Collected data entries
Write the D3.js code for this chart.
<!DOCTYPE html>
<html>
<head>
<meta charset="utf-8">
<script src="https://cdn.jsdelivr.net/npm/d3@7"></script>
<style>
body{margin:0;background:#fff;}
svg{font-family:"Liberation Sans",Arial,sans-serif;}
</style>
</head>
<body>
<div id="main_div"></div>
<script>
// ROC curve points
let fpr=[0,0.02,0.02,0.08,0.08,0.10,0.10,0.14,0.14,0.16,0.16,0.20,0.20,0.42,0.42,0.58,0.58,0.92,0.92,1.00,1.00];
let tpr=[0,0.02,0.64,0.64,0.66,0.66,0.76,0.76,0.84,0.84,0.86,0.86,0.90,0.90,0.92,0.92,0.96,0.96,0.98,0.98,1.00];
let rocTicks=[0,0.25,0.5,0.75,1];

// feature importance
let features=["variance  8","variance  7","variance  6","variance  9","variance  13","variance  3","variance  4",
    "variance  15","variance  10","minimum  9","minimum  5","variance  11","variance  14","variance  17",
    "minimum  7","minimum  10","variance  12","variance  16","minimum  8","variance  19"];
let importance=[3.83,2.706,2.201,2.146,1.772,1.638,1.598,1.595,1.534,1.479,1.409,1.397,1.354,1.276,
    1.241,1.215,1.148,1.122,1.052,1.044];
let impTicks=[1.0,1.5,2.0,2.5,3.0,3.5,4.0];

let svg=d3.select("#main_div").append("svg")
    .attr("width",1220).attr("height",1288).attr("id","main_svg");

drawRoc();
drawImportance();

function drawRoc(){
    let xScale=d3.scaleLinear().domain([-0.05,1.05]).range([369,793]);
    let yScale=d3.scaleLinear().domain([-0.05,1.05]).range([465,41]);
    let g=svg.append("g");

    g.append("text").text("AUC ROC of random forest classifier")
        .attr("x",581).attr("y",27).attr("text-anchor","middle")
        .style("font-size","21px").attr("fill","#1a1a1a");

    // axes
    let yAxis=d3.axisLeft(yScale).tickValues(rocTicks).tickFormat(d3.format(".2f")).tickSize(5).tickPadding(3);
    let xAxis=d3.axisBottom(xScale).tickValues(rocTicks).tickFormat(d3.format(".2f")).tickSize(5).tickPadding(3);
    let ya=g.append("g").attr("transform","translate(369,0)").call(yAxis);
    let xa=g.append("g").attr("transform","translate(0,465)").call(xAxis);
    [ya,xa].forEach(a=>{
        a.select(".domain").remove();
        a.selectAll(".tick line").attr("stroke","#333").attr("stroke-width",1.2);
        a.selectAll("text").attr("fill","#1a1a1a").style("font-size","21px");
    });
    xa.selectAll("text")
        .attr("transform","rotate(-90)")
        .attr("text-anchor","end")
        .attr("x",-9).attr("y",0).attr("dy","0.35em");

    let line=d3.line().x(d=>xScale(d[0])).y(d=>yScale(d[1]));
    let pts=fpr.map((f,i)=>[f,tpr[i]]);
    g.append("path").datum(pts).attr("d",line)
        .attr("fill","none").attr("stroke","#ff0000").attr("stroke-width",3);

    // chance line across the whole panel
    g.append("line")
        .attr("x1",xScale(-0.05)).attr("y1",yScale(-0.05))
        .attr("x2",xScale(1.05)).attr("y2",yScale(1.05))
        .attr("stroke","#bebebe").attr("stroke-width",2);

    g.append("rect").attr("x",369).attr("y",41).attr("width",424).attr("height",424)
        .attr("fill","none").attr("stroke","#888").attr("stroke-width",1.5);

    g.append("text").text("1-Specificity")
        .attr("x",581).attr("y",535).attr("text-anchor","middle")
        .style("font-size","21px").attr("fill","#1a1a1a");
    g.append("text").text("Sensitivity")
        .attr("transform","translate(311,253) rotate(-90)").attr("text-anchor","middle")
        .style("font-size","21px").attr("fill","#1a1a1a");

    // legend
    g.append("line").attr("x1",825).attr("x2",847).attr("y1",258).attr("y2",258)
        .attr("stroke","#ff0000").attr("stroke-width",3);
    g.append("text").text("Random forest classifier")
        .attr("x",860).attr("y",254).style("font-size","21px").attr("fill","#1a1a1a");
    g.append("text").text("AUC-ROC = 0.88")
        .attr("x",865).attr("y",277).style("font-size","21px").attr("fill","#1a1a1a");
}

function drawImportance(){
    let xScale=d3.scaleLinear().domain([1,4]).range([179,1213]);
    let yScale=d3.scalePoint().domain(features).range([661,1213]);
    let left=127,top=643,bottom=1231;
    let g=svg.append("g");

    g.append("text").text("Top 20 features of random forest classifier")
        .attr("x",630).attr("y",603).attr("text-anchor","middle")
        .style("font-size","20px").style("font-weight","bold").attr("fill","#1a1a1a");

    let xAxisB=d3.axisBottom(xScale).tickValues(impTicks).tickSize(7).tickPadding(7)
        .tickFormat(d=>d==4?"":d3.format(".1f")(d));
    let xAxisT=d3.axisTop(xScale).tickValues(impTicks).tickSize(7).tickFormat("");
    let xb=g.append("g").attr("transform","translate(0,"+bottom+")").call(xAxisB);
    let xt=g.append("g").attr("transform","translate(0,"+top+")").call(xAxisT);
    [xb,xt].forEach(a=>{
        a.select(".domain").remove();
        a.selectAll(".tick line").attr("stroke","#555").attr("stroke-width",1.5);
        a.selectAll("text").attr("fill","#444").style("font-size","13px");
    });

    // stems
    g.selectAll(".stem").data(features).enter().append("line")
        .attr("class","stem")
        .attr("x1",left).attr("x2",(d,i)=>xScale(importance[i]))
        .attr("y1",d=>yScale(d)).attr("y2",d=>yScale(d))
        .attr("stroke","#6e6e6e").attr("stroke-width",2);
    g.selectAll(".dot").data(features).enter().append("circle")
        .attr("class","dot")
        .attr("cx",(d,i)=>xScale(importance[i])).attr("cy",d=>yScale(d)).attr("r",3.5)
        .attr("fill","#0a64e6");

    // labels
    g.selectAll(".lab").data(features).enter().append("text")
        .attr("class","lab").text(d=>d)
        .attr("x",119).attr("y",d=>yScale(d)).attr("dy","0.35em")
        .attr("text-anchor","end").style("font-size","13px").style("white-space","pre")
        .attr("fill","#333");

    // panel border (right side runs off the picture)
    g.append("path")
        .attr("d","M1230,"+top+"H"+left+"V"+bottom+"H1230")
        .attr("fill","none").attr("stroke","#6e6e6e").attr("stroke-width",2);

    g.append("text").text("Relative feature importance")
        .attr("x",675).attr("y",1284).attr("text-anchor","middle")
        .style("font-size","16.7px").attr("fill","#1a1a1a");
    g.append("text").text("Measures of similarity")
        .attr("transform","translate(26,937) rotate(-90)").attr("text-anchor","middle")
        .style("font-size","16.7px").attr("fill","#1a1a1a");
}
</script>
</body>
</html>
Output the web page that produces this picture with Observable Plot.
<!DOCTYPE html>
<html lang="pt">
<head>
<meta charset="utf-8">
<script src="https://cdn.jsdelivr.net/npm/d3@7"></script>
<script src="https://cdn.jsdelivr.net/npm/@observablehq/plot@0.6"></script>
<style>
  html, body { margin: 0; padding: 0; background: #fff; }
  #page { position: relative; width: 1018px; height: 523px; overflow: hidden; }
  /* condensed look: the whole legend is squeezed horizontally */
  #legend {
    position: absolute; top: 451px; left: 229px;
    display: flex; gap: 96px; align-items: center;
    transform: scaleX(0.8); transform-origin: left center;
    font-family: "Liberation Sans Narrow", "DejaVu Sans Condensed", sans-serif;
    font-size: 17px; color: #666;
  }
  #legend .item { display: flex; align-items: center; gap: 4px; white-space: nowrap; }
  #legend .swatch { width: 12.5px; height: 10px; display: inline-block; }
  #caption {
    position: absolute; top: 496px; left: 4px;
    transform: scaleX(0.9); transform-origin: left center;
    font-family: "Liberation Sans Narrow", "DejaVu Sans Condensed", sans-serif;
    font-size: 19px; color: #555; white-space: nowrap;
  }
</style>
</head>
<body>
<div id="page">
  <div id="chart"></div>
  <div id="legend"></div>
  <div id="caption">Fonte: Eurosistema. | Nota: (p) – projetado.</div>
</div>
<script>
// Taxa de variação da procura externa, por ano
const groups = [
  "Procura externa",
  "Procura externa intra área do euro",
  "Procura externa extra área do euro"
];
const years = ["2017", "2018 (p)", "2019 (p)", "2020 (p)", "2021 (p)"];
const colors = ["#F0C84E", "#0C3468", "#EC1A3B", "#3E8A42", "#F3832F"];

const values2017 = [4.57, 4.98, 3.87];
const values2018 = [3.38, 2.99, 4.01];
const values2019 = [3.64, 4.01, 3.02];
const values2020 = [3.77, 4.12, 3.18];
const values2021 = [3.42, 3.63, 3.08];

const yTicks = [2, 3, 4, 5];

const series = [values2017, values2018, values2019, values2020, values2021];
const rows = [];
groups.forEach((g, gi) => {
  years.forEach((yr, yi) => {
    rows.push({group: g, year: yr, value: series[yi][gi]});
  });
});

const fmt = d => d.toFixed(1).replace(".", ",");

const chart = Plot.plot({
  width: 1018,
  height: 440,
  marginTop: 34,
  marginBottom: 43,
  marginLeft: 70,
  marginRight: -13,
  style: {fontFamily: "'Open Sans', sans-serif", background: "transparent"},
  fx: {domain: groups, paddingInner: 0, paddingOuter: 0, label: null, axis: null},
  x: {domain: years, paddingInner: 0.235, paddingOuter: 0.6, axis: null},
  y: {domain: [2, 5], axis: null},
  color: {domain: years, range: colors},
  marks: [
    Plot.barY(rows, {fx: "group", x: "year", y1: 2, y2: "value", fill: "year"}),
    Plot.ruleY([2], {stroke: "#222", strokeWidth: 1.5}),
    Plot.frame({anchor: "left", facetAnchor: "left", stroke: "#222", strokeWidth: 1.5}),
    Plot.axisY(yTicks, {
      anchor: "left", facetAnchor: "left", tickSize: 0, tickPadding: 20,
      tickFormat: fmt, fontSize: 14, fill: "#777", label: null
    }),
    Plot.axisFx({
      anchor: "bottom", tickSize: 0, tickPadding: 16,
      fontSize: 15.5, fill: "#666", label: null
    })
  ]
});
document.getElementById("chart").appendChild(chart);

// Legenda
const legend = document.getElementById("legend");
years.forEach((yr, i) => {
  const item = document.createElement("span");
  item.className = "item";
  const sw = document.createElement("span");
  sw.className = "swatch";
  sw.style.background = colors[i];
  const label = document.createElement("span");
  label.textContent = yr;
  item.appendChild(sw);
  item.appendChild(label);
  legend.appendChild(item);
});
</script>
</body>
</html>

→ WHAT TO WORK ON
Copy out only the lines running from the beginning of the data to the line with "let impTicks=[1.0,1.5,2.0,2.5,3.0,3.5,4.0];", both ends included.

→ RIGHT ANSWER
Write the D3.js code for this chart.
<!DOCTYPE html>
<html>
<head>
<meta charset="utf-8">
<script src="https://cdn.jsdelivr.net/npm/d3@7"></script>
<style>
body{margin:0;background:#fff;}
svg{font-family:"Liberation Sans",Arial,sans-serif;}
</style>
</head>
<body>
<div id="main_div"></div>
<script>
// ROC curve points
let fpr=[0,0.02,0.02,0.08,0.08,0.10,0.10,0.14,0.14,0.16,0.16,0.20,0.20,0.42,0.42,0.58,0.58,0.92,0.92,1.00,1.00];
let tpr=[0,0.02,0.64,0.64,0.66,0.66,0.76,0.76,0.84,0.84,0.86,0.86,0.90,0.90,0.92,0.92,0.96,0.96,0.98,0.98,1.00];
let rocTicks=[0,0.25,0.5,0.75,1];

// feature importance
let features=["variance  8","variance  7","variance  6","variance  9","variance  13","variance  3","variance  4",
    "variance  15","variance  10","minimum  9","minimum  5","variance  11","variance  14","variance  17",
    "minimum  7","minimum  10","variance  12","variance  16","minimum  8","variance  19"];
let importance=[3.83,2.706,2.201,2.146,1.772,1.638,1.598,1.595,1.534,1.479,1.409,1.397,1.354,1.276,
    1.241,1.215,1.148,1.122,1.052,1.044];
let impTicks=[1.0,1.5,2.0,2.5,3.0,3.5,4.0];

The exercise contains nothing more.